**Exercise directions:** Write out every line of the material as it stands, apart from the pictures.

## START

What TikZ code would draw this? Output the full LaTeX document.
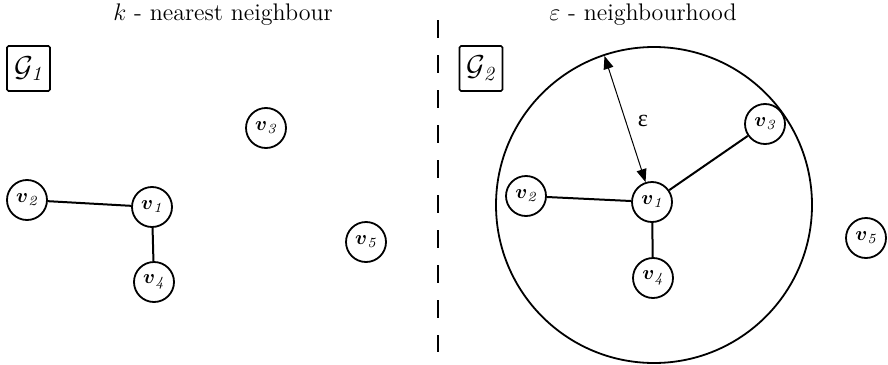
\documentclass[tikz,border=0pt]{standalone}
\usepackage{amsmath}
\usepackage{fontspec}
\newfontfamily\grkfont{Liberation Serif}
\usetikzlibrary{arrows.meta}
\tikzset{
  vert/.style={circle,draw,line width=0.9pt,minimum size=20pt,inner sep=0pt,font=\normalsize},
  edgeline/.style={line width=1pt},
  gbox/.style={draw,line width=0.8pt,rounded corners=0.8pt,minimum width=21.5pt,minimum height=22.5pt,inner sep=0pt,font=\Large},
  titletext/.style={font=\large},
  sepline/.style={line width=1pt,dash pattern=on 9pt off 8.5pt},
  radarrow/.style={line width=0.5pt,{Triangle[length=6.5pt,width=5pt]}-{Triangle[length=6.5pt,width=5pt]}},
}
\newcommand{\vlab}[1]{{\boldmath$v$}$_{\mathit{#1}}$}
\begin{document}
\begin{tikzpicture}[x=0.5pt,y=-0.5pt]
\useasboundingbox (0,0) rectangle (888,364);
% titles
\node[titletext] (t1) at (223,15) {$k$ - nearest neighbour};
\node[titletext] (t2) at (643,15) {$\varepsilon$ - neighbourhood};
% separator
\coordinate (s1) at (438,20);
\coordinate (s2) at (438,352);
\draw[sepline] (s1) -- (s2);
% graph labels
\node[gbox] (g1) at (28.5,68.5) {$\mathcal{G}_{\mathit 1}$};
\node[gbox] (g2) at (481,68.5) {$\mathcal{G}_{\mathit 2}$};
% left graph
\node[vert] (a1) at (152,207) {\vlab{1}};
\node[vert] (a2) at (27,200) {\vlab{2}};
\node[vert] (a3) at (266,128) {\vlab{3}};
\node[vert] (a4) at (154,282) {\vlab{4}};
\node[vert] (a5) at (366,242) {\vlab{5}};
\draw[edgeline] (a2) -- (a1);
\draw[edgeline] (a1) -- (a4);
% right graph
\node[circle,draw,line width=0.9pt,minimum size=158pt,inner sep=0pt] (big) at (654,205) {};
\node[vert] (b1) at (652,202) {\vlab{1}};
\node[vert] (b2) at (526,196) {\vlab{2}};
\node[vert] (b3) at (765,124) {\vlab{3}};
\node[vert] (b4) at (653,278) {\vlab{4}};
\node[vert] (b5) at (866,238) {\vlab{5}};
\draw[edgeline] (b2) -- (b1);
\draw[edgeline] (b1) -- (b4);
\draw[edgeline] (b1) -- (b3);
\coordinate (etip) at (604.5,56);
\draw[radarrow] (etip) -- (b1);
\node[font=\large] (eps) at (643,121) {\grkfont ε};
\end{tikzpicture}
\end{document}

## END

**Response to the task:**
What TikZ code would draw this? Output the full LaTeX document.
\documentclass[tikz,border=0pt]{standalone}
\usepackage{amsmath}
\usepackage{fontspec}
\newfontfamily\grkfont{Liberation Serif}
\usetikzlibrary{arrows.meta}
\tikzset{
  vert/.style={circle,draw,line width=0.9pt,minimum size=20pt,inner sep=0pt,font=\normalsize},
  edgeline/.style={line width=1pt},
  gbox/.style={draw,line width=0.8pt,rounded corners=0.8pt,minimum width=21.5pt,minimum height=22.5pt,inner sep=0pt,font=\Large},
  titletext/.style={font=\large},
  sepline/.style={line width=1pt,dash pattern=on 9pt off 8.5pt},
  radarrow/.style={line width=0.5pt,{Triangle[length=6.5pt,width=5pt]}-{Triangle[length=6.5pt,width=5pt]}},
}
\newcommand{\vlab}[1]{{\boldmath$v$}$_{\mathit{#1}}$}
\begin{document}
\begin{tikzpicture}[x=0.5pt,y=-0.5pt]
\useasboundingbox (0,0) rectangle (888,364);
% titles
\node[titletext] (t1) at (223,15) {$k$ - nearest neighbour};
\node[titletext] (t2) at (643,15) {$\varepsilon$ - neighbourhood};
% separator
\coordinate (s1) at (438,20);
\coordinate (s2) at (438,352);
\draw[sepline] (s1) -- (s2);
% graph labels
\node[gbox] (g1) at (28.5,68.5) {$\mathcal{G}_{\mathit 1}$};
\node[gbox] (g2) at (481,68.5) {$\mathcal{G}_{\mathit 2}$};
% left graph
\node[vert] (a1) at (152,207) {\vlab{1}};
\node[vert] (a2) at (27,200) {\vlab{2}};
\node[vert] (a3) at (266,128) {\vlab{3}};
\node[vert] (a4) at (154,282) {\vlab{4}};
\node[vert] (a5) at (366,242) {\vlab{5}};
\draw[edgeline] (a2) -- (a1);
\draw[edgeline] (a1) -- (a4);
% right graph
\node[circle,draw,line width=0.9pt,minimum size=158pt,inner sep=0pt] (big) at (654,205) {};
\node[vert] (b1) at (652,202) {\vlab{1}};
\node[vert] (b2) at (526,196) {\vlab{2}};
\node[vert] (b3) at (765,124) {\vlab{3}};
\node[vert] (b4) at (653,278) {\vlab{4}};
\node[vert] (b5) at (866,238) {\vlab{5}};
\draw[edgeline] (b2) -- (b1);
\draw[edgeline] (b1) -- (b4);
\draw[edgeline] (b1) -- (b3);
\coordinate (etip) at (604.5,56);
\draw[radarrow] (etip) -- (b1);
\node[font=\large] (eps) at (643,121) {\grkfont ε};
\end{tikzpicture}
\end{document}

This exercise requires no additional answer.